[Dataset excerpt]
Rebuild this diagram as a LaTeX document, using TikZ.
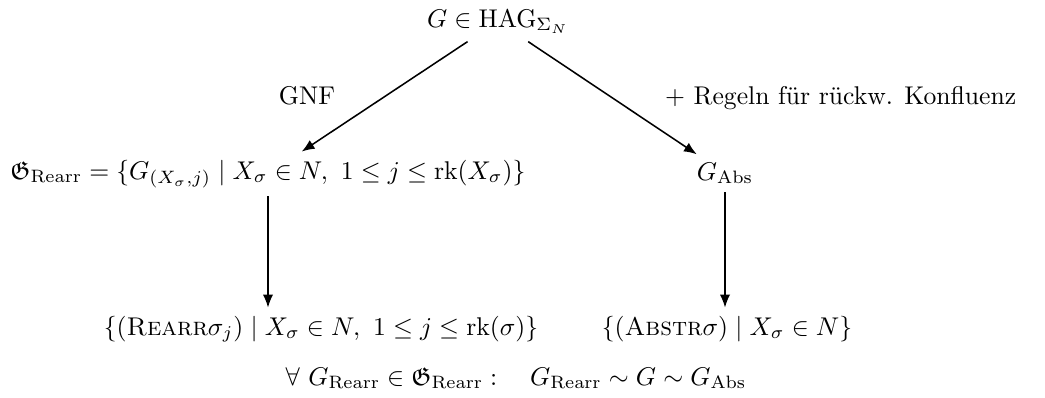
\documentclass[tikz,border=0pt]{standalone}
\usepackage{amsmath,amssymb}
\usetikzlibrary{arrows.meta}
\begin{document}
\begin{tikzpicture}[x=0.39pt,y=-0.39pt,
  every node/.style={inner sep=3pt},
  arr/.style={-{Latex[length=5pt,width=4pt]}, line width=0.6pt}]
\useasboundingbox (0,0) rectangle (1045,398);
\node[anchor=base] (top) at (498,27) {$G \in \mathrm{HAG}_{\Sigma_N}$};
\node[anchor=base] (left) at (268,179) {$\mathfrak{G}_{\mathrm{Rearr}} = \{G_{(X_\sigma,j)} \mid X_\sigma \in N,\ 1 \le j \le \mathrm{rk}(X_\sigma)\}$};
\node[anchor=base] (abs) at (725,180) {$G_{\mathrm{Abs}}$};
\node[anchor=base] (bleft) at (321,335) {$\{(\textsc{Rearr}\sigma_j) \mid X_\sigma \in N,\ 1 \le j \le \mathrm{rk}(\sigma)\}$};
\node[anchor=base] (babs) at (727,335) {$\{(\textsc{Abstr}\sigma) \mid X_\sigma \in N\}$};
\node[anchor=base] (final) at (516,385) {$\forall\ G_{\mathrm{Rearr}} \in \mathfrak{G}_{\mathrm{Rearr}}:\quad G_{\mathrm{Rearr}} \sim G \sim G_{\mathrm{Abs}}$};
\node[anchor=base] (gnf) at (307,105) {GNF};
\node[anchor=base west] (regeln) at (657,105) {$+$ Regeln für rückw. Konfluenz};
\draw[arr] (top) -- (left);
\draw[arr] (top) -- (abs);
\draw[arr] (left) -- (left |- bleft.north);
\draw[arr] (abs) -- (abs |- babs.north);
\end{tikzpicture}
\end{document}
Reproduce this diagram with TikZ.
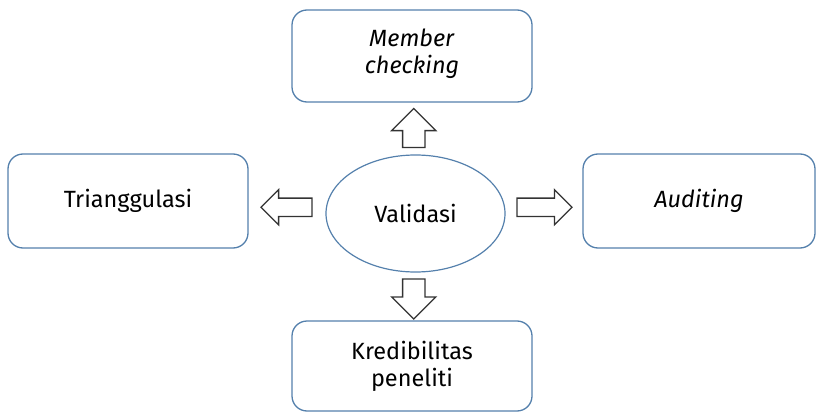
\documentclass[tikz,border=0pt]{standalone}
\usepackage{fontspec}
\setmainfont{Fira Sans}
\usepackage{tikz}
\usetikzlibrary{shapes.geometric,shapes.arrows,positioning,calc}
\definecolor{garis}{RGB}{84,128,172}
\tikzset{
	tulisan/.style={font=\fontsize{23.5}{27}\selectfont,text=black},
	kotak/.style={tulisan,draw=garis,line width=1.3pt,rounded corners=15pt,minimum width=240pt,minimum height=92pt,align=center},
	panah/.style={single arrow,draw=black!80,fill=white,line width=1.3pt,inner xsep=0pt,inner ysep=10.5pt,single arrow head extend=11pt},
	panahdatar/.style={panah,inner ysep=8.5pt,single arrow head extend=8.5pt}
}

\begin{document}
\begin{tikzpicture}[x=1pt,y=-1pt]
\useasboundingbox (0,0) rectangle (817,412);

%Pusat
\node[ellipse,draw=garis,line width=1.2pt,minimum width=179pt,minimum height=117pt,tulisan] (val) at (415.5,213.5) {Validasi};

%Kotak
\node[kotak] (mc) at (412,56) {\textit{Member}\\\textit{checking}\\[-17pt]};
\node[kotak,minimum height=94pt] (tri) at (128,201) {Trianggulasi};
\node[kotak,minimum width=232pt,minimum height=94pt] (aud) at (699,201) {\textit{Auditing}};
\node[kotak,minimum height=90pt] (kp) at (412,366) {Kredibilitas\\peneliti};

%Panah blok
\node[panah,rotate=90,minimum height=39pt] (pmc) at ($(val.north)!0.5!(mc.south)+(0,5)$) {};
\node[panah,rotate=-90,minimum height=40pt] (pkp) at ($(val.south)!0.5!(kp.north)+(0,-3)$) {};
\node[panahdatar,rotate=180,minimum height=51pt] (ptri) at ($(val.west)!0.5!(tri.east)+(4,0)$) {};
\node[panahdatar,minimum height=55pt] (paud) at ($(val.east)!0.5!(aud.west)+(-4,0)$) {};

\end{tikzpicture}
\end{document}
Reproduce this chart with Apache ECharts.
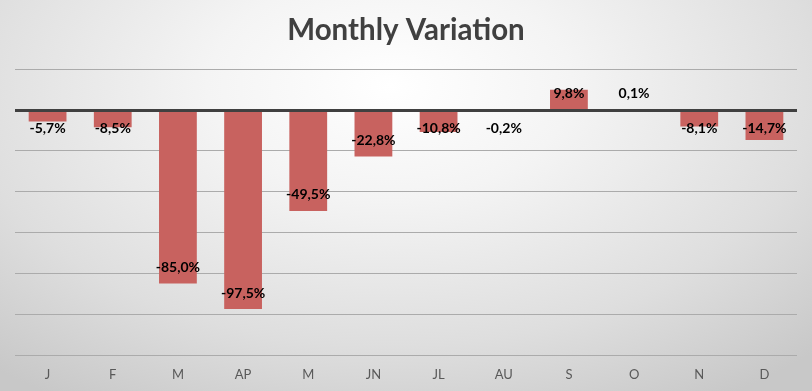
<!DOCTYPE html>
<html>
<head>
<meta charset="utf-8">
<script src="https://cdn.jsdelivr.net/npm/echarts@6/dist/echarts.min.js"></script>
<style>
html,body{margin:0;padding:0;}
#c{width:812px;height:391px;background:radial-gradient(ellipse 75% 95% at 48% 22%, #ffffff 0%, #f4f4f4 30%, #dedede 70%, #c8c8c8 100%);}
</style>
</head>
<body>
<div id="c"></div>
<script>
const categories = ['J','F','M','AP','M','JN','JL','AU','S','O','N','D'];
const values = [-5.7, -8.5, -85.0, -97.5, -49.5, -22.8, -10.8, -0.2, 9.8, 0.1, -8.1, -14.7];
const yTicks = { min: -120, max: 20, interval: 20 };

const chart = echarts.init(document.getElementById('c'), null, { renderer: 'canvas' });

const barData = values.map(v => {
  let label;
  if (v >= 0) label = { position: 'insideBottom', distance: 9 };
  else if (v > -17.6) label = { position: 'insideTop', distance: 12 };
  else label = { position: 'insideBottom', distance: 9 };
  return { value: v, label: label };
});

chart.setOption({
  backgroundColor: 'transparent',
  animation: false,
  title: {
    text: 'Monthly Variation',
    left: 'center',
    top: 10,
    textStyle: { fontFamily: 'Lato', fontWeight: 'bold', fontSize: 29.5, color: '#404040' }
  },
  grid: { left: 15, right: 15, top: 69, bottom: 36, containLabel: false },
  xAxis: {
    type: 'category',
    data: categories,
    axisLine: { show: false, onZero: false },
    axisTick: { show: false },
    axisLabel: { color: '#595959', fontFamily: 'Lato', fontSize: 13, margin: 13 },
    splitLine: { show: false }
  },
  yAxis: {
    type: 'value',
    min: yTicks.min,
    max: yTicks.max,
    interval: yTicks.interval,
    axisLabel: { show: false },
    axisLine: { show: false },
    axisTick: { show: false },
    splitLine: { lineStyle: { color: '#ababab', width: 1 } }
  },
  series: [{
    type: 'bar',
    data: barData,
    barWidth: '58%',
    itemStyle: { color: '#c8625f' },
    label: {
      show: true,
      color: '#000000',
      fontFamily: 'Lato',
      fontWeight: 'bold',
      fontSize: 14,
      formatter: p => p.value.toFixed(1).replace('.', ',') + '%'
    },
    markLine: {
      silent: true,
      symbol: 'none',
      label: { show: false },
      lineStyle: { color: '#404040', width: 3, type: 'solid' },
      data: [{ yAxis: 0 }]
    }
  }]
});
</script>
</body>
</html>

▶ [EXERCISE REQUIREMENTS]
Restate the whole of the material word for word without the pictures.

▶ [PROBLEM SOLUTION]
Rebuild this diagram as a LaTeX document, using TikZ.
\documentclass[tikz,border=0pt]{standalone}
\usepackage{amsmath,amssymb}
\usetikzlibrary{arrows.meta}
\begin{document}
\begin{tikzpicture}[x=0.39pt,y=-0.39pt,
  every node/.style={inner sep=3pt},
  arr/.style={-{Latex[length=5pt,width=4pt]}, line width=0.6pt}]
\useasboundingbox (0,0) rectangle (1045,398);
\node[anchor=base] (top) at (498,27) {$G \in \mathrm{HAG}_{\Sigma_N}$};
\node[anchor=base] (left) at (268,179) {$\mathfrak{G}_{\mathrm{Rearr}} = \{G_{(X_\sigma,j)} \mid X_\sigma \in N,\ 1 \le j \le \mathrm{rk}(X_\sigma)\}$};
\node[anchor=base] (abs) at (725,180) {$G_{\mathrm{Abs}}$};
\node[anchor=base] (bleft) at (321,335) {$\{(\textsc{Rearr}\sigma_j) \mid X_\sigma \in N,\ 1 \le j \le \mathrm{rk}(\sigma)\}$};
\node[anchor=base] (babs) at (727,335) {$\{(\textsc{Abstr}\sigma) \mid X_\sigma \in N\}$};
\node[anchor=base] (final) at (516,385) {$\forall\ G_{\mathrm{Rearr}} \in \mathfrak{G}_{\mathrm{Rearr}}:\quad G_{\mathrm{Rearr}} \sim G \sim G_{\mathrm{Abs}}$};
\node[anchor=base] (gnf) at (307,105) {GNF};
\node[anchor=base west] (regeln) at (657,105) {$+$ Regeln für rückw. Konfluenz};
\draw[arr] (top) -- (left);
\draw[arr] (top) -- (abs);
\draw[arr] (left) -- (left |- bleft.north);
\draw[arr] (abs) -- (abs |- babs.north);
\end{tikzpicture}
\end{document}
Reproduce this diagram with TikZ.
\documentclass[tikz,border=0pt]{standalone}
\usepackage{fontspec}
\setmainfont{Fira Sans}
\usepackage{tikz}
\usetikzlibrary{shapes.geometric,shapes.arrows,positioning,calc}
\definecolor{garis}{RGB}{84,128,172}
\tikzset{
	tulisan/.style={font=\fontsize{23.5}{27}\selectfont,text=black},
	kotak/.style={tulisan,draw=garis,line width=1.3pt,rounded corners=15pt,minimum width=240pt,minimum height=92pt,align=center},
	panah/.style={single arrow,draw=black!80,fill=white,line width=1.3pt,inner xsep=0pt,inner ysep=10.5pt,single arrow head extend=11pt},
	panahdatar/.style={panah,inner ysep=8.5pt,single arrow head extend=8.5pt}
}

\begin{document}
\begin{tikzpicture}[x=1pt,y=-1pt]
\useasboundingbox (0,0) rectangle (817,412);

%Pusat
\node[ellipse,draw=garis,line width=1.2pt,minimum width=179pt,minimum height=117pt,tulisan] (val) at (415.5,213.5) {Validasi};

%Kotak
\node[kotak] (mc) at (412,56) {\textit{Member}\\\textit{checking}\\[-17pt]};
\node[kotak,minimum height=94pt] (tri) at (128,201) {Trianggulasi};
\node[kotak,minimum width=232pt,minimum height=94pt] (aud) at (699,201) {\textit{Auditing}};
\node[kotak,minimum height=90pt] (kp) at (412,366) {Kredibilitas\\peneliti};

%Panah blok
\node[panah,rotate=90,minimum height=39pt] (pmc) at ($(val.north)!0.5!(mc.south)+(0,5)$) {};
\node[panah,rotate=-90,minimum height=40pt] (pkp) at ($(val.south)!0.5!(kp.north)+(0,-3)$) {};
\node[panahdatar,rotate=180,minimum height=51pt] (ptri) at ($(val.west)!0.5!(tri.east)+(4,0)$) {};
\node[panahdatar,minimum height=55pt] (paud) at ($(val.east)!0.5!(aud.west)+(-4,0)$) {};

\end{tikzpicture}
\end{document}
Reproduce this chart with Apache ECharts.
<!DOCTYPE html>
<html>
<head>
<meta charset="utf-8">
<script src="https://cdn.jsdelivr.net/npm/echarts@6/dist/echarts.min.js"></script>
<style>
html,body{margin:0;padding:0;}
#c{width:812px;height:391px;background:radial-gradient(ellipse 75% 95% at 48% 22%, #ffffff 0%, #f4f4f4 30%, #dedede 70%, #c8c8c8 100%);}
</style>
</head>
<body>
<div id="c"></div>
<script>
const categories = ['J','F','M','AP','M','JN','JL','AU','S','O','N','D'];
const values = [-5.7, -8.5, -85.0, -97.5, -49.5, -22.8, -10.8, -0.2, 9.8, 0.1, -8.1, -14.7];
const yTicks = { min: -120, max: 20, interval: 20 };

const chart = echarts.init(document.getElementById('c'), null, { renderer: 'canvas' });

const barData = values.map(v => {
  let label;
  if (v >= 0) label = { position: 'insideBottom', distance: 9 };
  else if (v > -17.6) label = { position: 'insideTop', distance: 12 };
  else label = { position: 'insideBottom', distance: 9 };
  return { value: v, label: label };
});

chart.setOption({
  backgroundColor: 'transparent',
  animation: false,
  title: {
    text: 'Monthly Variation',
    left: 'center',
    top: 10,
    textStyle: { fontFamily: 'Lato', fontWeight: 'bold', fontSize: 29.5, color: '#404040' }
  },
  grid: { left: 15, right: 15, top: 69, bottom: 36, containLabel: false },
  xAxis: {
    type: 'category',
    data: categories,
    axisLine: { show: false, onZero: false },
    axisTick: { show: false },
    axisLabel: { color: '#595959', fontFamily: 'Lato', fontSize: 13, margin: 13 },
    splitLine: { show: false }
  },
  yAxis: {
    type: 'value',
    min: yTicks.min,
    max: yTicks.max,
    interval: yTicks.interval,
    axisLabel: { show: false },
    axisLine: { show: false },
    axisTick: { show: false },
    splitLine: { lineStyle: { color: '#ababab', width: 1 } }
  },
  series: [{
    type: 'bar',
    data: barData,
    barWidth: '58%',
    itemStyle: { color: '#c8625f' },
    label: {
      show: true,
      color: '#000000',
      fontFamily: 'Lato',
      fontWeight: 'bold',
      fontSize: 14,
      formatter: p => p.value.toFixed(1).replace('.', ',') + '%'
    },
    markLine: {
      silent: true,
      symbol: 'none',
      label: { show: false },
      lineStyle: { color: '#404040', width: 3, type: 'solid' },
      data: [{ yAxis: 0 }]
    }
  }]
});
</script>
</body>
</html>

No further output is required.